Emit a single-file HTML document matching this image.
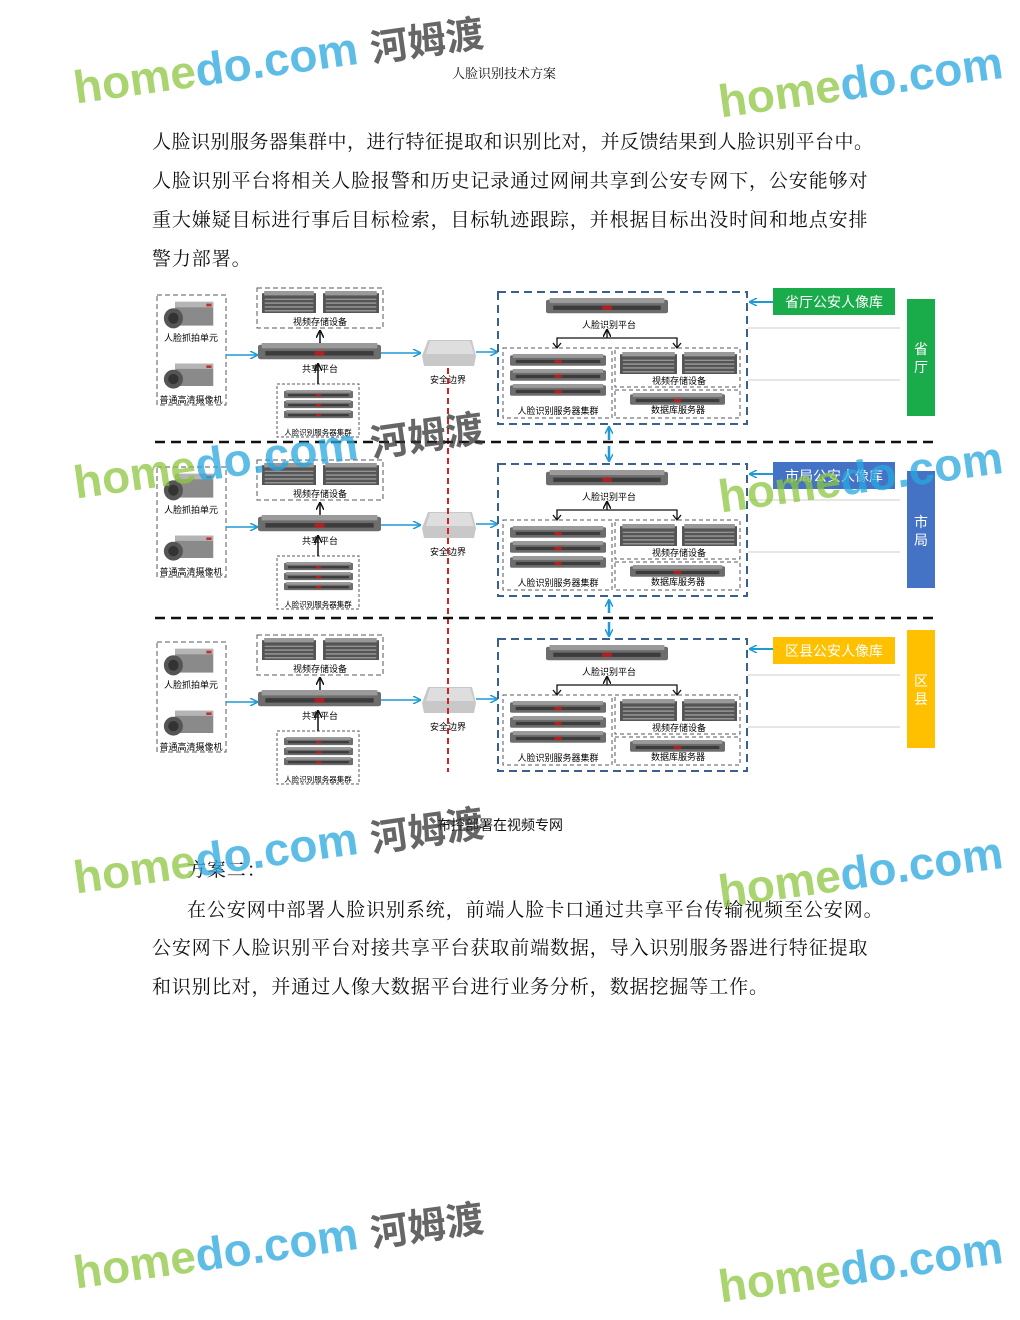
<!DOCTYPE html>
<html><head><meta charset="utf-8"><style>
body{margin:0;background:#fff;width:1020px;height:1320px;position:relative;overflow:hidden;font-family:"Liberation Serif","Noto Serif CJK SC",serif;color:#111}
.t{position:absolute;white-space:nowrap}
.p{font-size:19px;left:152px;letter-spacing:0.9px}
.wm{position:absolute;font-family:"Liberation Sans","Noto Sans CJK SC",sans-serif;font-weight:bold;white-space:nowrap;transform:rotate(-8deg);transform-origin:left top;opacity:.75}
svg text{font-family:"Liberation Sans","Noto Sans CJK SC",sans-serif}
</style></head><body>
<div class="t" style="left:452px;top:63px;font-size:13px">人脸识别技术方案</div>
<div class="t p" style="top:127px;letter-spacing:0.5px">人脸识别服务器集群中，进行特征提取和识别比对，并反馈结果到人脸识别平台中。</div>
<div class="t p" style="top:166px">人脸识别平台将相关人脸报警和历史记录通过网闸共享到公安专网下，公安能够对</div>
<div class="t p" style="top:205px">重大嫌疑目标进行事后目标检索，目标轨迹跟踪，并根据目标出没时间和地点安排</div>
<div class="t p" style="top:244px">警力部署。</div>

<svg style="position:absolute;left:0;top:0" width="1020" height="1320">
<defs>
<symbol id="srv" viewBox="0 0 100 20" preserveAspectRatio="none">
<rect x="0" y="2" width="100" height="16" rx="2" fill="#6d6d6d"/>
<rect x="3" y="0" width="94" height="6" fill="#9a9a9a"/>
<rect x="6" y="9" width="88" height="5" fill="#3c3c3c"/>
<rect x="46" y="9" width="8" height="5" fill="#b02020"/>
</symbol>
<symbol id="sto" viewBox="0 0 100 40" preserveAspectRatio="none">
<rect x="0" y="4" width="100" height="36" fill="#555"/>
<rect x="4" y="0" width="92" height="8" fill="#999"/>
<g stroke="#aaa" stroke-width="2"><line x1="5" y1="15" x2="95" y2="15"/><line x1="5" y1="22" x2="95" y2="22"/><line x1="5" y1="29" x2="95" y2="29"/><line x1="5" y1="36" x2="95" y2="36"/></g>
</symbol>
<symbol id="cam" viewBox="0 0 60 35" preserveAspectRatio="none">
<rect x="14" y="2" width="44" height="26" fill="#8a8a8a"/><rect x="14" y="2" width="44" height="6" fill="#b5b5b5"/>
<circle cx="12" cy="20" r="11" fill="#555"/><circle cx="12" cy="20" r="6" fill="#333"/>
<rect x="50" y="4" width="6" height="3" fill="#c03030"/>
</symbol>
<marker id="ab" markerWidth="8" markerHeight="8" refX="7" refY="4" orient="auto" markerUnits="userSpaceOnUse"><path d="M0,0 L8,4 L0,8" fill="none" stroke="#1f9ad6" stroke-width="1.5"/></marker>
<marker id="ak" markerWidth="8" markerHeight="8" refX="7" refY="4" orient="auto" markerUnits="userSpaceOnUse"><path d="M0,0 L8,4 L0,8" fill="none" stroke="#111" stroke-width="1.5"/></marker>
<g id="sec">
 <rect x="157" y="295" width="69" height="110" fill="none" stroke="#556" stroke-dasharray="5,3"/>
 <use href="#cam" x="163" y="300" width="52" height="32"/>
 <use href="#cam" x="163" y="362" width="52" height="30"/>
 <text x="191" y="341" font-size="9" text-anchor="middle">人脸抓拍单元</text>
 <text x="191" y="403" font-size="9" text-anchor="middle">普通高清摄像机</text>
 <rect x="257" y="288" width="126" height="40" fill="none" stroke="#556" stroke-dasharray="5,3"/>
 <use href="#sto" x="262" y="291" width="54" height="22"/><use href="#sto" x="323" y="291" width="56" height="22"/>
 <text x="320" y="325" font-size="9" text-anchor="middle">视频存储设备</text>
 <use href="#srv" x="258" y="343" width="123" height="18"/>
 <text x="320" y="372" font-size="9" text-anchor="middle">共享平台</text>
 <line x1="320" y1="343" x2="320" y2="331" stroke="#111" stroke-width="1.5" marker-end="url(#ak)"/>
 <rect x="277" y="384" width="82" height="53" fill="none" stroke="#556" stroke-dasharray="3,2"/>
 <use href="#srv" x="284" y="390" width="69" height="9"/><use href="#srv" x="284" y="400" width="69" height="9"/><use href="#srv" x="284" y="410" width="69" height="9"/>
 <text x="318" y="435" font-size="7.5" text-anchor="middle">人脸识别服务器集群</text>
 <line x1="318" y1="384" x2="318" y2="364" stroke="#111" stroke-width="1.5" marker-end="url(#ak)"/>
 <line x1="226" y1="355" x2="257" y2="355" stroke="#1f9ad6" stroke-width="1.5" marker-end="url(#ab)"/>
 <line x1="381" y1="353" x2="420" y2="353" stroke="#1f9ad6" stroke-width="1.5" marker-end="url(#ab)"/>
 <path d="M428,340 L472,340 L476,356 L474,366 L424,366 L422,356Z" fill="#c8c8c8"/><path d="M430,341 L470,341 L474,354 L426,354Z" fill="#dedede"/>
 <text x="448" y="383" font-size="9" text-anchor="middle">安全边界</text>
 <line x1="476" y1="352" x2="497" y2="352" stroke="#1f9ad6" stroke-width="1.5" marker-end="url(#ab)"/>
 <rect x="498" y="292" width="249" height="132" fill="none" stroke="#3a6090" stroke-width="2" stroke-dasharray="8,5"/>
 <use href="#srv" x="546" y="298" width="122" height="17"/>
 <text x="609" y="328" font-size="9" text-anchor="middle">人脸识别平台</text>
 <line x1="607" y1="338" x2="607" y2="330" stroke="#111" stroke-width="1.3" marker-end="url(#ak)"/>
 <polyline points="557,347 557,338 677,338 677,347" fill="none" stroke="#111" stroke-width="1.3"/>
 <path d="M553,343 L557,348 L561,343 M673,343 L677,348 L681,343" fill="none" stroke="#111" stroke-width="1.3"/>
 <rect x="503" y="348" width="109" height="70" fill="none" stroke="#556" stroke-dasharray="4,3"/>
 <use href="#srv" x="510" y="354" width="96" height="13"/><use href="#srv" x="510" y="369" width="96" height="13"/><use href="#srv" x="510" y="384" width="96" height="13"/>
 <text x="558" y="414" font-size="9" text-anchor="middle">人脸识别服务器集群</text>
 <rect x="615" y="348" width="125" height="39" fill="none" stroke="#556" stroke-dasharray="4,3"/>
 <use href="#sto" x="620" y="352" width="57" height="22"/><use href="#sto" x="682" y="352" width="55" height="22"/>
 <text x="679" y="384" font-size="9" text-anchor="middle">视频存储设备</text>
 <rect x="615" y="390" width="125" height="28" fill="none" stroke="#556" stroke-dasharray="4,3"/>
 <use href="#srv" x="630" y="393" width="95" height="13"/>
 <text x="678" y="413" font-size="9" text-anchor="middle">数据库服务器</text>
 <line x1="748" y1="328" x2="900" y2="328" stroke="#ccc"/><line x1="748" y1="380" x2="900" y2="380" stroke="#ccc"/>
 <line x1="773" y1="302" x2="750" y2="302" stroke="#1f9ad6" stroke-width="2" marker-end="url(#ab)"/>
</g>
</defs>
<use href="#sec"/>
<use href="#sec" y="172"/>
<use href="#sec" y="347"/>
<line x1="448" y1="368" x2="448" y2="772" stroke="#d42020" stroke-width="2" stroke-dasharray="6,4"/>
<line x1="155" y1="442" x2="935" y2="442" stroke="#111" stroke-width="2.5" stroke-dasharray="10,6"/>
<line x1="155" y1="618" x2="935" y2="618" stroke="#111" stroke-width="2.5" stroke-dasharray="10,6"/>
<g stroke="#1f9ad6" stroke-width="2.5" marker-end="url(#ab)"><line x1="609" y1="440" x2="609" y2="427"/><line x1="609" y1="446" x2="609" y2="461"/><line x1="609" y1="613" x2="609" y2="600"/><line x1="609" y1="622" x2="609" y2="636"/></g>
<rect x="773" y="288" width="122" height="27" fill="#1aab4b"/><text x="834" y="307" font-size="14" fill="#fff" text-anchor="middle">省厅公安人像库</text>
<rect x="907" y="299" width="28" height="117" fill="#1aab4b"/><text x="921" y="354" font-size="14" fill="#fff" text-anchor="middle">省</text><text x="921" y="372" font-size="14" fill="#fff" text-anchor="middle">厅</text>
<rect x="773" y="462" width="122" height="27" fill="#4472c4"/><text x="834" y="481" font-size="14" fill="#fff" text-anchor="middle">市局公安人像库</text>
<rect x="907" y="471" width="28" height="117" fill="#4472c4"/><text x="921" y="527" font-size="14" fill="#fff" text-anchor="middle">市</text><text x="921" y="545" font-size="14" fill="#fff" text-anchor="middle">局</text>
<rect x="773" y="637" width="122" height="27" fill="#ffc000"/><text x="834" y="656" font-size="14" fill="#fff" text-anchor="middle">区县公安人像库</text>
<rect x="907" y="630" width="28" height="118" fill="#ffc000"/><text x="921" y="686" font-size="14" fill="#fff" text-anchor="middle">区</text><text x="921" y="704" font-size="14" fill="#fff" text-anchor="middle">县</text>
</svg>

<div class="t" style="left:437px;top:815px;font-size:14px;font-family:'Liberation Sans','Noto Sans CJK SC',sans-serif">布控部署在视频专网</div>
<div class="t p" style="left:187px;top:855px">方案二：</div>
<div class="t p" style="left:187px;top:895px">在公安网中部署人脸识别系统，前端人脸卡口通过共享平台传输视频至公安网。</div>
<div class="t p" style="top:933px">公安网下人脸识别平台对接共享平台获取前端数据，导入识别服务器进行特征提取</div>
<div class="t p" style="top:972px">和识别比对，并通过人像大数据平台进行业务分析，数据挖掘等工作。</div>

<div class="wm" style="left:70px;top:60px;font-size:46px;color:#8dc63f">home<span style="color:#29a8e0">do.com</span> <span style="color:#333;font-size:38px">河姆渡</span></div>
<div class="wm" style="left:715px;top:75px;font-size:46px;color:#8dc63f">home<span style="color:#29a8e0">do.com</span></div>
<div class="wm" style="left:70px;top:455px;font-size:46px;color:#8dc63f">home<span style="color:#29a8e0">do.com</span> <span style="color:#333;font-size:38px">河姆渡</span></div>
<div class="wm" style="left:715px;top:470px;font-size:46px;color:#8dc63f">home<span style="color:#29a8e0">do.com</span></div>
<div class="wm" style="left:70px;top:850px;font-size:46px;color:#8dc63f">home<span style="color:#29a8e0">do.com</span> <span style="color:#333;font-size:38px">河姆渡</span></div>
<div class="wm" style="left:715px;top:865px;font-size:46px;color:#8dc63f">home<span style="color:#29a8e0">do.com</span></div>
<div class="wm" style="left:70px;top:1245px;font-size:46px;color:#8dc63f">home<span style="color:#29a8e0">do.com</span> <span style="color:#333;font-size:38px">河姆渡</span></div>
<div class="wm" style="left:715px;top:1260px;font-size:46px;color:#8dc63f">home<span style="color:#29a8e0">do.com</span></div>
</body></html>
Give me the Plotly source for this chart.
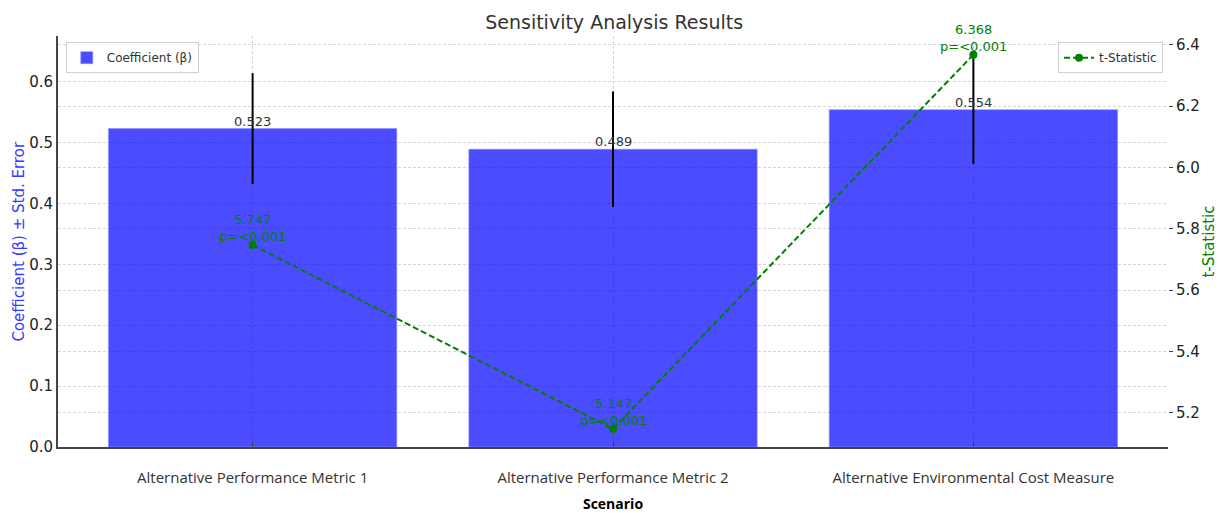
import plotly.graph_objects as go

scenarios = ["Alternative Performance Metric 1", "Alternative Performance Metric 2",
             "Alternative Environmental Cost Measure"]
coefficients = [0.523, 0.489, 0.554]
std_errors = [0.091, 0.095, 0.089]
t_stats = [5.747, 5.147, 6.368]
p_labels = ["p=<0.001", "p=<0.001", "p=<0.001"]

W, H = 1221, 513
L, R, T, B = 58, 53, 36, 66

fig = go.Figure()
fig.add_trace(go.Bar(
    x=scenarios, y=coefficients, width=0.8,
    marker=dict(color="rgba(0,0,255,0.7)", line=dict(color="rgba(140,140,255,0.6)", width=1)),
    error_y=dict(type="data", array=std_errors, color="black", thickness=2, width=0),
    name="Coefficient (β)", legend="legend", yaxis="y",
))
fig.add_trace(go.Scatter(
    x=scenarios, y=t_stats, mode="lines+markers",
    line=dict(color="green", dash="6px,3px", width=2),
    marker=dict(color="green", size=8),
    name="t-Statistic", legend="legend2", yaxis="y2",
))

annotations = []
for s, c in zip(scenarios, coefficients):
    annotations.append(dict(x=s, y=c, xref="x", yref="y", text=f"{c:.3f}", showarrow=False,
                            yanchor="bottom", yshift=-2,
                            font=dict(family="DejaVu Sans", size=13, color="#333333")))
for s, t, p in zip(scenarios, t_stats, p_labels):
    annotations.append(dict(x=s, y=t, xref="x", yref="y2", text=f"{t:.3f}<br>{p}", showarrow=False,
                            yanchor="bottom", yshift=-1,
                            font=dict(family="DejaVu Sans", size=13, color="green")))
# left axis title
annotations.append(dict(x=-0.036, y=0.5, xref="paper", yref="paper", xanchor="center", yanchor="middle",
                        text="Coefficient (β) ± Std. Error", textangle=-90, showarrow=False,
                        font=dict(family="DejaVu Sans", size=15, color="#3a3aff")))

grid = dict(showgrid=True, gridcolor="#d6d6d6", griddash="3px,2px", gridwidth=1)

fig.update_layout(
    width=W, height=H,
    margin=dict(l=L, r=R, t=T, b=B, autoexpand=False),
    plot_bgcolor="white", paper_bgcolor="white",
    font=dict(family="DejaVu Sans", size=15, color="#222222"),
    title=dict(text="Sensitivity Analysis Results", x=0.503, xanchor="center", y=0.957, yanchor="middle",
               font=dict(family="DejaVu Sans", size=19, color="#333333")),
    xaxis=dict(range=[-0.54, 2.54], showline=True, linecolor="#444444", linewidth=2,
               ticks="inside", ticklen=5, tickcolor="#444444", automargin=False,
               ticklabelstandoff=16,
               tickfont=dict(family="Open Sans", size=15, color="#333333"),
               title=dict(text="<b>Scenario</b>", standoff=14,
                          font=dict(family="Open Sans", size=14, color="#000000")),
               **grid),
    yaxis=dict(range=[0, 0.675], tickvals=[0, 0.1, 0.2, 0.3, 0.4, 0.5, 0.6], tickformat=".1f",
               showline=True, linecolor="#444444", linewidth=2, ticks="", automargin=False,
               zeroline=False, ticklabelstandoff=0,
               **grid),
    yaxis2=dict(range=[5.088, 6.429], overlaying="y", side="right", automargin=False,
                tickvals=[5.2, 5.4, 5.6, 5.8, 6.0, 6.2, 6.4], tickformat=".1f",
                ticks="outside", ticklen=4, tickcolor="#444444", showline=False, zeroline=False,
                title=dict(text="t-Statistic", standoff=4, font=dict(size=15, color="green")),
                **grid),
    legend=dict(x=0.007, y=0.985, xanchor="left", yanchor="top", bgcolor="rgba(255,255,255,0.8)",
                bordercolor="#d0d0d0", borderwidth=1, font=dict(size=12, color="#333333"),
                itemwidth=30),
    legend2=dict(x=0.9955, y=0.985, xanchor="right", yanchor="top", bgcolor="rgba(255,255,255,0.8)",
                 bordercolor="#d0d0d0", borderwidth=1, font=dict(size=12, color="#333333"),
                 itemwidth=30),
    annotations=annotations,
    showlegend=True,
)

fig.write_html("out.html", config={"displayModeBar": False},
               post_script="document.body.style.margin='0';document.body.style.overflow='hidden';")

Request
The lines to reproduce run from the one above containing "Give me the Plotly source for this chart." through the one containing "import plotly.graph_objects as go". Copy them exactly and leave out all pictures.

Output of the task
Give me the Plotly source for this chart.
import plotly.graph_objects as go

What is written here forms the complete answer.